## Source material
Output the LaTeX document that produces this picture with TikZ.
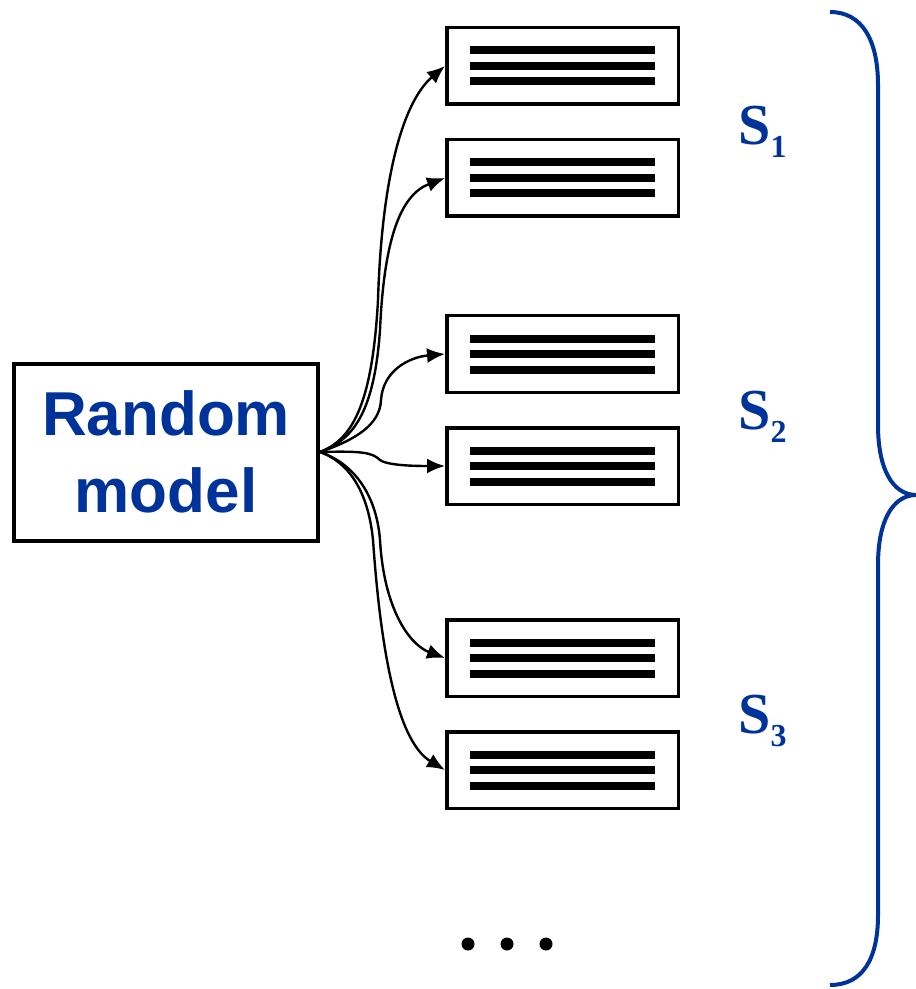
\documentclass[tikz,border=0pt]{standalone}
\usepackage{fontspec}
\setmainfont{Liberation Serif}
\newfontfamily\modelfont{Liberation Sans}
\usepackage{tikz}
\usetikzlibrary{arrows.meta}
\definecolor{modelblue}{RGB}{0,51,153}
\newcommand{\textbars}{\vbox{\hrule width 92.5pt height 4pt \vskip 3.75pt
  \hrule width 92.5pt height 4pt \vskip 3.75pt \hrule width 92.5pt height 4pt}}
\newcommand{\setlabel}[1]{\fontsize{29}{29}\selectfont\bfseries S\raisebox{-6.5pt}{\fontsize{16}{16}\selectfont #1}}

\begin{document}
\begin{tikzpicture}[x=0.5pt,y=-0.5pt,
  modelbox/.style={draw,line width=2pt,minimum width=152pt,minimum height=88.5pt,
    align=center,text=modelblue,font=\modelfont\bfseries\fontsize{31}{38.5}\selectfont},
  docbox/.style={draw,line width=1.75pt,minimum width=115.75pt,minimum height=38.25pt,inner sep=0pt},
  feed/.style={line width=1.2pt,-{Latex[length=9pt,width=7.5pt]}},
  setname/.style={anchor=base west,text=modelblue,inner sep=0pt}]
\useasboundingbox (0,0) rectangle (915,989);
\node[modelbox] (rm) at (166,452) {Random\\model};
\node[docbox] (d1) at (562.5,66) {\textbars};
\node[docbox] (d2) at (562.5,178) {\textbars};
\node[docbox] (d3) at (562.5,354) {\textbars};
\node[docbox] (d4) at (562.5,466) {\textbars};
\node[docbox] (d5) at (562.5,658) {\textbars};
\node[docbox] (d6) at (562.5,770) {\textbars};
\draw[feed] (rm.east) .. controls (350,440) and (372,410) .. (378,300)
  .. controls (382,170) and (405,100) .. (d1.west);
\draw[feed] (rm.east) .. controls (352,440) and (374,415) .. (380,330)
  .. controls (384,240) and (400,195) .. (d2.west);
\draw[feed] (rm.east) .. controls (355,440) and (380,425) .. (381,400)
  .. controls (383,370) and (410,357) .. (d3.west);
\draw[feed] (rm.east) .. controls (360,451) and (372,452) .. (380,460)
  .. controls (388,466) and (420,466) .. (d4.west);
\draw[feed] (rm.east) .. controls (350,462) and (376,490) .. (380,540)
  .. controls (384,610) and (410,645) .. (d5.west);
\draw[feed] (rm.east) .. controls (348,462) and (368,490) .. (373,540)
  .. controls (380,640) and (395,740) .. (d6.west);
\node[setname] (s1) at (738,145) {\setlabel{1}};
\node[setname] (s2) at (738,429) {\setlabel{2}};
\node[setname] (s3) at (738,733) {\setlabel{3}};
\fill (468,944) circle[radius=6.5];
\fill (507,944) circle[radius=6.5];
\fill (546,944) circle[radius=6.5];
\draw[modelblue,line width=2pt] (830,12) .. controls (862,12) and (878,40) .. (878,85)
  -- (878,425) .. controls (878,470) and (893,494) .. (915,495)
  .. controls (893,496) and (878,520) .. (878,565) -- (878,915)
  .. controls (878,960) and (862,985) .. (830,985);
\end{tikzpicture}
\end{document}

## Your goal
Transcribe the whole listing exactly. Pictures stay out of your copy.

## Complete answer
Output the LaTeX document that produces this picture with TikZ.
\documentclass[tikz,border=0pt]{standalone}
\usepackage{fontspec}
\setmainfont{Liberation Serif}
\newfontfamily\modelfont{Liberation Sans}
\usepackage{tikz}
\usetikzlibrary{arrows.meta}
\definecolor{modelblue}{RGB}{0,51,153}
\newcommand{\textbars}{\vbox{\hrule width 92.5pt height 4pt \vskip 3.75pt
  \hrule width 92.5pt height 4pt \vskip 3.75pt \hrule width 92.5pt height 4pt}}
\newcommand{\setlabel}[1]{\fontsize{29}{29}\selectfont\bfseries S\raisebox{-6.5pt}{\fontsize{16}{16}\selectfont #1}}

\begin{document}
\begin{tikzpicture}[x=0.5pt,y=-0.5pt,
  modelbox/.style={draw,line width=2pt,minimum width=152pt,minimum height=88.5pt,
    align=center,text=modelblue,font=\modelfont\bfseries\fontsize{31}{38.5}\selectfont},
  docbox/.style={draw,line width=1.75pt,minimum width=115.75pt,minimum height=38.25pt,inner sep=0pt},
  feed/.style={line width=1.2pt,-{Latex[length=9pt,width=7.5pt]}},
  setname/.style={anchor=base west,text=modelblue,inner sep=0pt}]
\useasboundingbox (0,0) rectangle (915,989);
\node[modelbox] (rm) at (166,452) {Random\\model};
\node[docbox] (d1) at (562.5,66) {\textbars};
\node[docbox] (d2) at (562.5,178) {\textbars};
\node[docbox] (d3) at (562.5,354) {\textbars};
\node[docbox] (d4) at (562.5,466) {\textbars};
\node[docbox] (d5) at (562.5,658) {\textbars};
\node[docbox] (d6) at (562.5,770) {\textbars};
\draw[feed] (rm.east) .. controls (350,440) and (372,410) .. (378,300)
  .. controls (382,170) and (405,100) .. (d1.west);
\draw[feed] (rm.east) .. controls (352,440) and (374,415) .. (380,330)
  .. controls (384,240) and (400,195) .. (d2.west);
\draw[feed] (rm.east) .. controls (355,440) and (380,425) .. (381,400)
  .. controls (383,370) and (410,357) .. (d3.west);
\draw[feed] (rm.east) .. controls (360,451) and (372,452) .. (380,460)
  .. controls (388,466) and (420,466) .. (d4.west);
\draw[feed] (rm.east) .. controls (350,462) and (376,490) .. (380,540)
  .. controls (384,610) and (410,645) .. (d5.west);
\draw[feed] (rm.east) .. controls (348,462) and (368,490) .. (373,540)
  .. controls (380,640) and (395,740) .. (d6.west);
\node[setname] (s1) at (738,145) {\setlabel{1}};
\node[setname] (s2) at (738,429) {\setlabel{2}};
\node[setname] (s3) at (738,733) {\setlabel{3}};
\fill (468,944) circle[radius=6.5];
\fill (507,944) circle[radius=6.5];
\fill (546,944) circle[radius=6.5];
\draw[modelblue,line width=2pt] (830,12) .. controls (862,12) and (878,40) .. (878,85)
  -- (878,425) .. controls (878,470) and (893,494) .. (915,495)
  .. controls (893,496) and (878,520) .. (878,565) -- (878,915)
  .. controls (878,960) and (862,985) .. (830,985);
\end{tikzpicture}
\end{document}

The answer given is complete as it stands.